Die Entscheidung läge damit in den Händen der Taliban. Beharrten sie weiter auf ihrem Alleinvertretungsanspruch, so wären auch alleine sie es, die für die kommende humanitäre Katastrophe – sowohl international als auch gegenüber den Menschen im Land – verantwortlich zu machen sind.
Ganz offensichtlich weiß die Taliban-Führung, dass ihnen schon jetzt das Wasser bis zum Hals steht und weder Pakistan noch China ihnen mit größeren Summen unter die Arme greifen werden.
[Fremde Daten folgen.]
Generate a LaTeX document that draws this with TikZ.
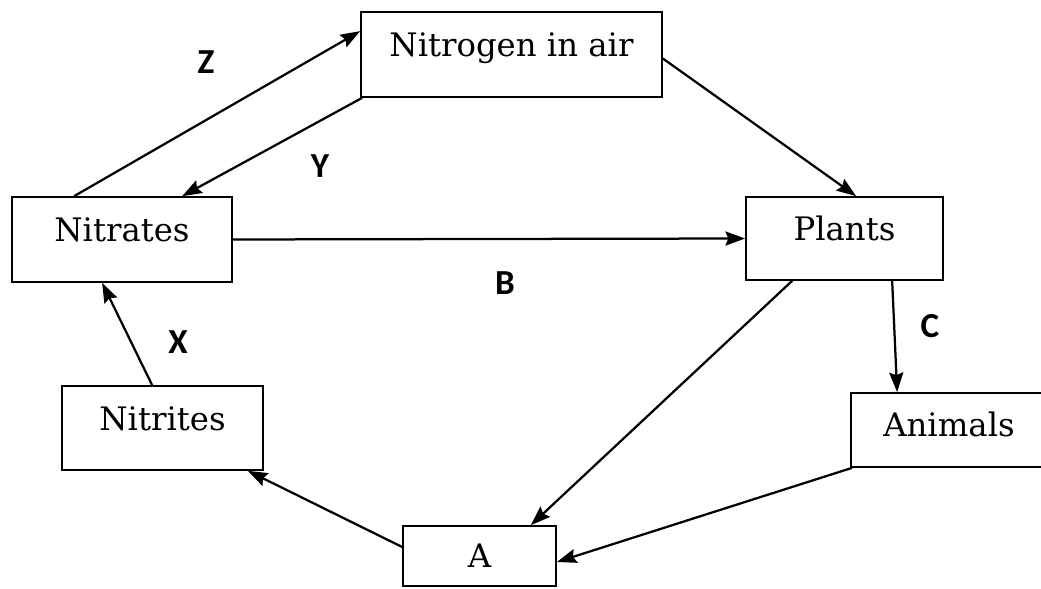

Irgendjemand hat ihr offenbar im Frühling erzählt, dass der Westen schon zahlen werde, auch wenn sie das ganze Land übernehmen.
Leider scheint es so, dass dieser, vermutlich aus den Reihen des pakistanischen Geheimdienstes stammende, Irgendjemand Recht behalten wird: Das Geld fließt, ohne dass irgendwelche Bedingungen gestellt würden.
Dabei wäre dies im Moment noch einfach, sollten die Taliban hingegen ihre Macht, die im Moment noch aufgrund verschiedener Faktoren und interner Streitigkeiten, äußerst wacklig ist, festigen, dann werden sie sich noch kompromissloser zeigen, als sie es jetzt schon tun. Das haben solche Regimes in der Vergangenheit oft genug bewiesen.